[Goal]
Return all of the data exactly, with nothing left out but the pictures.

[Data segment]
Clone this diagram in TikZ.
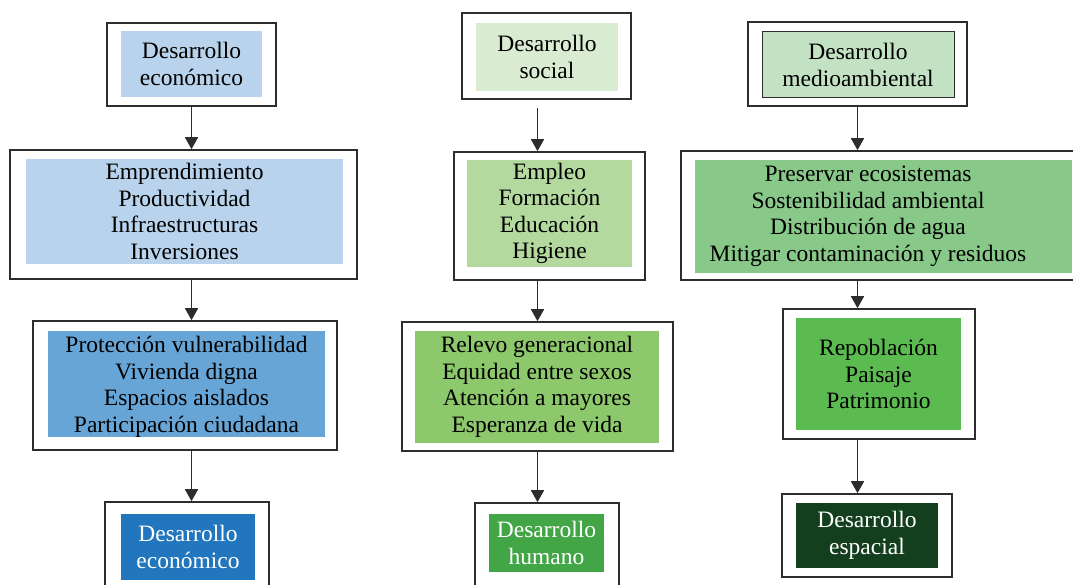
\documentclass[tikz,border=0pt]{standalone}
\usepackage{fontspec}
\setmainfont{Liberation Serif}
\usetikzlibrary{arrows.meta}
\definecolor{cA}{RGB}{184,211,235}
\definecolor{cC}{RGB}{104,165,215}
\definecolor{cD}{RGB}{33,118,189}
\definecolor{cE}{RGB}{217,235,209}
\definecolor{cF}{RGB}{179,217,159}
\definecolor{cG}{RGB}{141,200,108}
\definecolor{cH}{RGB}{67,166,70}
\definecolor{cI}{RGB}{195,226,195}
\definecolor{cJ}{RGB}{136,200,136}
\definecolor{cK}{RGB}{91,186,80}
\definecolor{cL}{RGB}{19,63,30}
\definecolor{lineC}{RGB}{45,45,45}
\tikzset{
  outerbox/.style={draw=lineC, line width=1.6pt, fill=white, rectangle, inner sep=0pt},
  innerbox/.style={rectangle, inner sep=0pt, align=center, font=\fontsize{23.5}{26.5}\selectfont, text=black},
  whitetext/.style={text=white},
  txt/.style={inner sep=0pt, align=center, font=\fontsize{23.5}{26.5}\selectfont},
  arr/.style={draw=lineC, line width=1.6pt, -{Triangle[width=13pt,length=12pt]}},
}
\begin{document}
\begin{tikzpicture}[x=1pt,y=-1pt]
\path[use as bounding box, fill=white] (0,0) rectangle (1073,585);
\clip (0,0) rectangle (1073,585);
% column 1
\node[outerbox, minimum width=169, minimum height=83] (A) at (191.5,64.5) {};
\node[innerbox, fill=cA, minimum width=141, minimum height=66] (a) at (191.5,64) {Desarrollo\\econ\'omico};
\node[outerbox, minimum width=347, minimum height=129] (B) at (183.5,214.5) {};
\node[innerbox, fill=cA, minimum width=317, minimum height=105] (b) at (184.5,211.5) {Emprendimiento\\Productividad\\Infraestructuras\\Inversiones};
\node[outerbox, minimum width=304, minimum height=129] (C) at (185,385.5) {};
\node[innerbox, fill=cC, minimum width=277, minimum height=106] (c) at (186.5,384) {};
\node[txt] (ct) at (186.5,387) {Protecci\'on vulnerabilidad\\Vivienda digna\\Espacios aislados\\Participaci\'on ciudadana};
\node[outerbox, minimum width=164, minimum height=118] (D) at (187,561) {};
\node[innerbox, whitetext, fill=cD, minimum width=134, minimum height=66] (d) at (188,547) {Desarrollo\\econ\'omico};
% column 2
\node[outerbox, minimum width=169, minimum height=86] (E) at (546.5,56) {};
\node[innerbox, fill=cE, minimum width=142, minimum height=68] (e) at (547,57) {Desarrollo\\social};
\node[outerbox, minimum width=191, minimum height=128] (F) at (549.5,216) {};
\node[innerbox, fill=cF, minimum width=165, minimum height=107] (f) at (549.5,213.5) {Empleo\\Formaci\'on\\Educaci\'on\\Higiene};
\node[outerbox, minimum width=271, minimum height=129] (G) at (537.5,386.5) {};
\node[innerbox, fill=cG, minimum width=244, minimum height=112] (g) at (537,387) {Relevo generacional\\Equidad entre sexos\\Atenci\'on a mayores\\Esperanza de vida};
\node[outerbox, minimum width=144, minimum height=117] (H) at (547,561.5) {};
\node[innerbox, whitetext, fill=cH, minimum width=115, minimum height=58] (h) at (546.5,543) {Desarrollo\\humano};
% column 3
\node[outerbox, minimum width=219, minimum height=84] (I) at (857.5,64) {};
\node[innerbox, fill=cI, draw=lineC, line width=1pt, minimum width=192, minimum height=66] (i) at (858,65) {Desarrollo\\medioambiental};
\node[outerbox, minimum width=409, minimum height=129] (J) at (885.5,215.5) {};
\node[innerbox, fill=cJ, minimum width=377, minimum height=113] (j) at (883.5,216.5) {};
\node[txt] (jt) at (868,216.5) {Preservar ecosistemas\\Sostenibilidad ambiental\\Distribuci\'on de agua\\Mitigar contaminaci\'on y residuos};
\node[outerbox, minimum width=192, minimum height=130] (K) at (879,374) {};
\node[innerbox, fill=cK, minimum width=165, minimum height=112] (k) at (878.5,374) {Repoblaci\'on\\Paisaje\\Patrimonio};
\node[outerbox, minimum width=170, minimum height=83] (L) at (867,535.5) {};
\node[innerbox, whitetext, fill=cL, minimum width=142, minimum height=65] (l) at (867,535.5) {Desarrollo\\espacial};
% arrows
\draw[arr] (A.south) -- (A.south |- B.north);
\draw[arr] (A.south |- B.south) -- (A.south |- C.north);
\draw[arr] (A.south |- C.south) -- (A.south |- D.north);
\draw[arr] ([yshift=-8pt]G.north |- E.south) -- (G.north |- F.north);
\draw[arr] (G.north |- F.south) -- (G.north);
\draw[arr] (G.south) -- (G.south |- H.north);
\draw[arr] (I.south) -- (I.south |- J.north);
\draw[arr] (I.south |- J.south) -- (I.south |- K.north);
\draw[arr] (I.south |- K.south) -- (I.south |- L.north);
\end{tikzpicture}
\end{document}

[The response]
Clone this diagram in TikZ.
\documentclass[tikz,border=0pt]{standalone}
\usepackage{fontspec}
\setmainfont{Liberation Serif}
\usetikzlibrary{arrows.meta}
\definecolor{cA}{RGB}{184,211,235}
\definecolor{cC}{RGB}{104,165,215}
\definecolor{cD}{RGB}{33,118,189}
\definecolor{cE}{RGB}{217,235,209}
\definecolor{cF}{RGB}{179,217,159}
\definecolor{cG}{RGB}{141,200,108}
\definecolor{cH}{RGB}{67,166,70}
\definecolor{cI}{RGB}{195,226,195}
\definecolor{cJ}{RGB}{136,200,136}
\definecolor{cK}{RGB}{91,186,80}
\definecolor{cL}{RGB}{19,63,30}
\definecolor{lineC}{RGB}{45,45,45}
\tikzset{
  outerbox/.style={draw=lineC, line width=1.6pt, fill=white, rectangle, inner sep=0pt},
  innerbox/.style={rectangle, inner sep=0pt, align=center, font=\fontsize{23.5}{26.5}\selectfont, text=black},
  whitetext/.style={text=white},
  txt/.style={inner sep=0pt, align=center, font=\fontsize{23.5}{26.5}\selectfont},
  arr/.style={draw=lineC, line width=1.6pt, -{Triangle[width=13pt,length=12pt]}},
}
\begin{document}
\begin{tikzpicture}[x=1pt,y=-1pt]
\path[use as bounding box, fill=white] (0,0) rectangle (1073,585);
\clip (0,0) rectangle (1073,585);
% column 1
\node[outerbox, minimum width=169, minimum height=83] (A) at (191.5,64.5) {};
\node[innerbox, fill=cA, minimum width=141, minimum height=66] (a) at (191.5,64) {Desarrollo\\econ\'omico};
\node[outerbox, minimum width=347, minimum height=129] (B) at (183.5,214.5) {};
\node[innerbox, fill=cA, minimum width=317, minimum height=105] (b) at (184.5,211.5) {Emprendimiento\\Productividad\\Infraestructuras\\Inversiones};
\node[outerbox, minimum width=304, minimum height=129] (C) at (185,385.5) {};
\node[innerbox, fill=cC, minimum width=277, minimum height=106] (c) at (186.5,384) {};
\node[txt] (ct) at (186.5,387) {Protecci\'on vulnerabilidad\\Vivienda digna\\Espacios aislados\\Participaci\'on ciudadana};
\node[outerbox, minimum width=164, minimum height=118] (D) at (187,561) {};
\node[innerbox, whitetext, fill=cD, minimum width=134, minimum height=66] (d) at (188,547) {Desarrollo\\econ\'omico};
% column 2
\node[outerbox, minimum width=169, minimum height=86] (E) at (546.5,56) {};
\node[innerbox, fill=cE, minimum width=142, minimum height=68] (e) at (547,57) {Desarrollo\\social};
\node[outerbox, minimum width=191, minimum height=128] (F) at (549.5,216) {};
\node[innerbox, fill=cF, minimum width=165, minimum height=107] (f) at (549.5,213.5) {Empleo\\Formaci\'on\\Educaci\'on\\Higiene};
\node[outerbox, minimum width=271, minimum height=129] (G) at (537.5,386.5) {};
\node[innerbox, fill=cG, minimum width=244, minimum height=112] (g) at (537,387) {Relevo generacional\\Equidad entre sexos\\Atenci\'on a mayores\\Esperanza de vida};
\node[outerbox, minimum width=144, minimum height=117] (H) at (547,561.5) {};
\node[innerbox, whitetext, fill=cH, minimum width=115, minimum height=58] (h) at (546.5,543) {Desarrollo\\humano};
% column 3
\node[outerbox, minimum width=219, minimum height=84] (I) at (857.5,64) {};
\node[innerbox, fill=cI, draw=lineC, line width=1pt, minimum width=192, minimum height=66] (i) at (858,65) {Desarrollo\\medioambiental};
\node[outerbox, minimum width=409, minimum height=129] (J) at (885.5,215.5) {};
\node[innerbox, fill=cJ, minimum width=377, minimum height=113] (j) at (883.5,216.5) {};
\node[txt] (jt) at (868,216.5) {Preservar ecosistemas\\Sostenibilidad ambiental\\Distribuci\'on de agua\\Mitigar contaminaci\'on y residuos};
\node[outerbox, minimum width=192, minimum height=130] (K) at (879,374) {};
\node[innerbox, fill=cK, minimum width=165, minimum height=112] (k) at (878.5,374) {Repoblaci\'on\\Paisaje\\Patrimonio};
\node[outerbox, minimum width=170, minimum height=83] (L) at (867,535.5) {};
\node[innerbox, whitetext, fill=cL, minimum width=142, minimum height=65] (l) at (867,535.5) {Desarrollo\\espacial};
% arrows
\draw[arr] (A.south) -- (A.south |- B.north);
\draw[arr] (A.south |- B.south) -- (A.south |- C.north);
\draw[arr] (A.south |- C.south) -- (A.south |- D.north);
\draw[arr] ([yshift=-8pt]G.north |- E.south) -- (G.north |- F.north);
\draw[arr] (G.north |- F.south) -- (G.north);
\draw[arr] (G.south) -- (G.south |- H.north);
\draw[arr] (I.south) -- (I.south |- J.north);
\draw[arr] (I.south |- J.south) -- (I.south |- K.north);
\draw[arr] (I.south |- K.south) -- (I.south |- L.north);
\end{tikzpicture}
\end{document}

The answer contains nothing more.